Image by Matthew Coleman. Used with permission.
“Serendipity.” That’s what photographer Matt Coleman says about the image above that he created and shared on the EyeEm platform. The image put Mr. Coleman in the running for the recent EyeEm awards for the Illusionist–a segment of the content dedicated to edited images. The image represents something that all photographers go through at many points in their career: wanting to try something else.
“I recently took out about two-thirds of my website, as I seem to be moving in a completely different direction with my photography, with a want to push into the direction of art tableau, of getting back to my love of Caravaggio (with the shadows and lighting), and with the inspiration of myths and art history, parallel worlds and minimalism, along with altered states of consciousness, though in a reductive, distilled way…”

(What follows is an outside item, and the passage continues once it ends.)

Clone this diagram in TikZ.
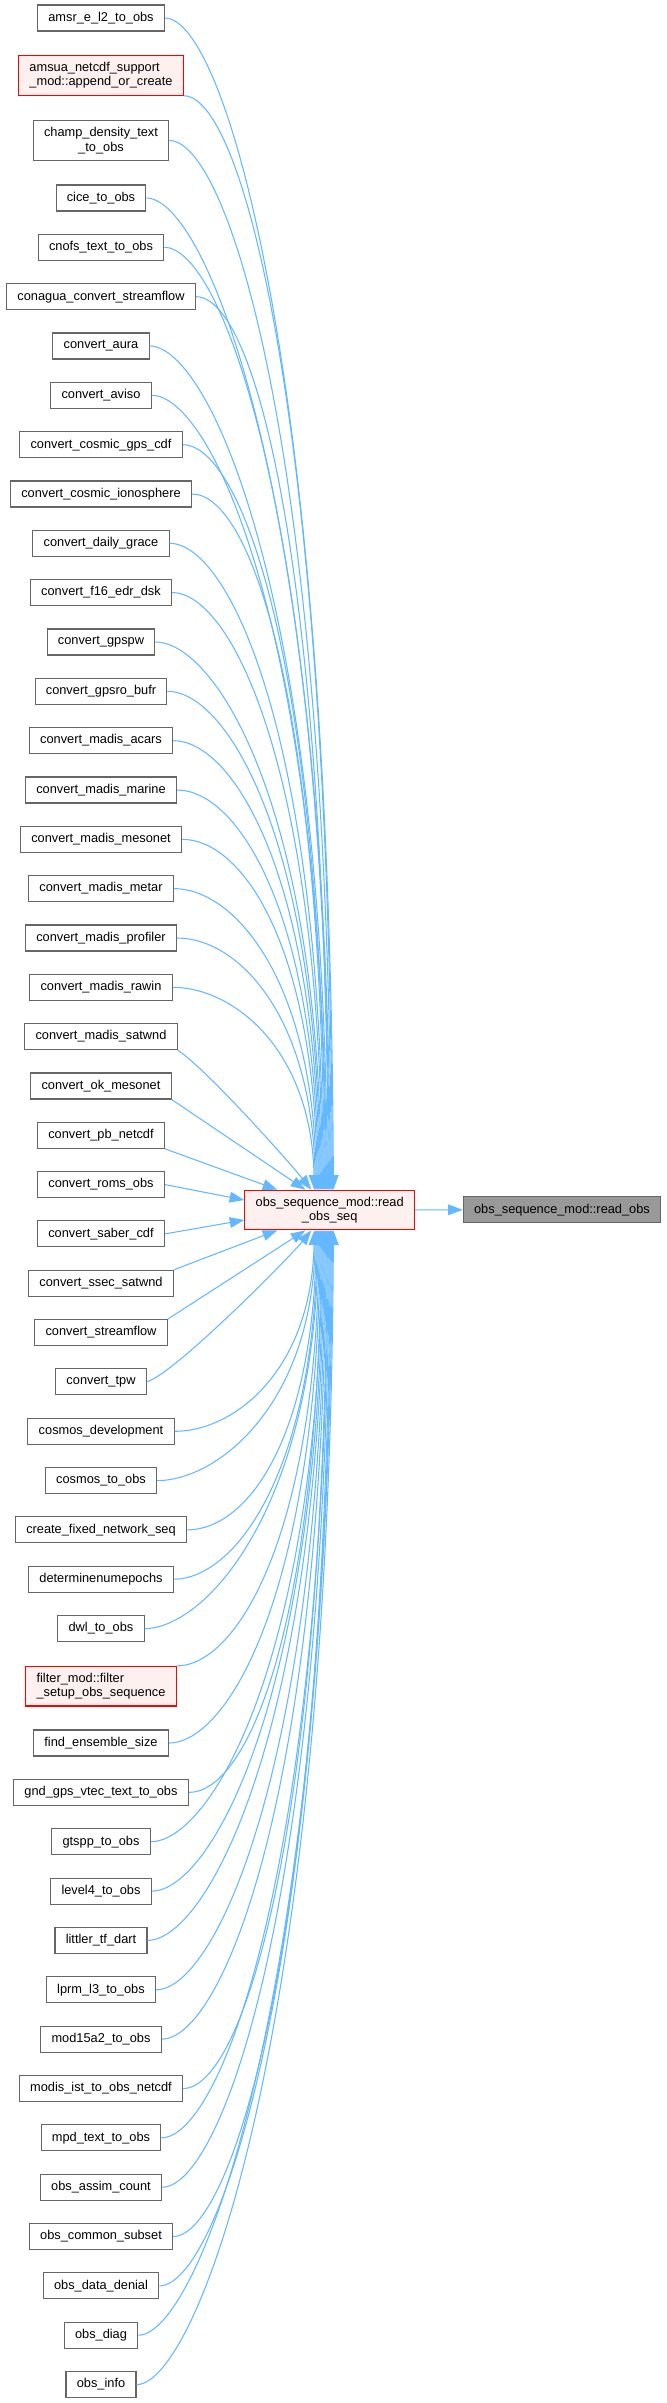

Matthew says that the image was created as complete happenstance. He says that he was at the Olympus Playground in Berlin throughout the summer with friends who were playing about on a Leandro Erlich installation (they are the two in the central part of the frame, and were goofing about in the window). What we actually see in the image is a mirror reflection of an installation on the ground to give off the look that we see.
“Two other girls were also interacting with this space, who were on the left-hand side, when one of them suddenly began running and there, in that instant, I caught the picture.” says Mr. Coleman. “For me, the thing that caught my eye over the other frames I shot was the appearance of falling, which in turn creates a kind of psychological reaction, or jarring, when seen with the figure running across the side of a building, which of course can’t work in the realm of physics, at least on this dimension.”
To create the image, Matt used a Canon 7D, and an L lens. “The image was made (in) B&W, and I had to carefully take out a line that cut straight across the picture, which came from the join in the mirrors that was used as it was not in a single sheet in the installation.”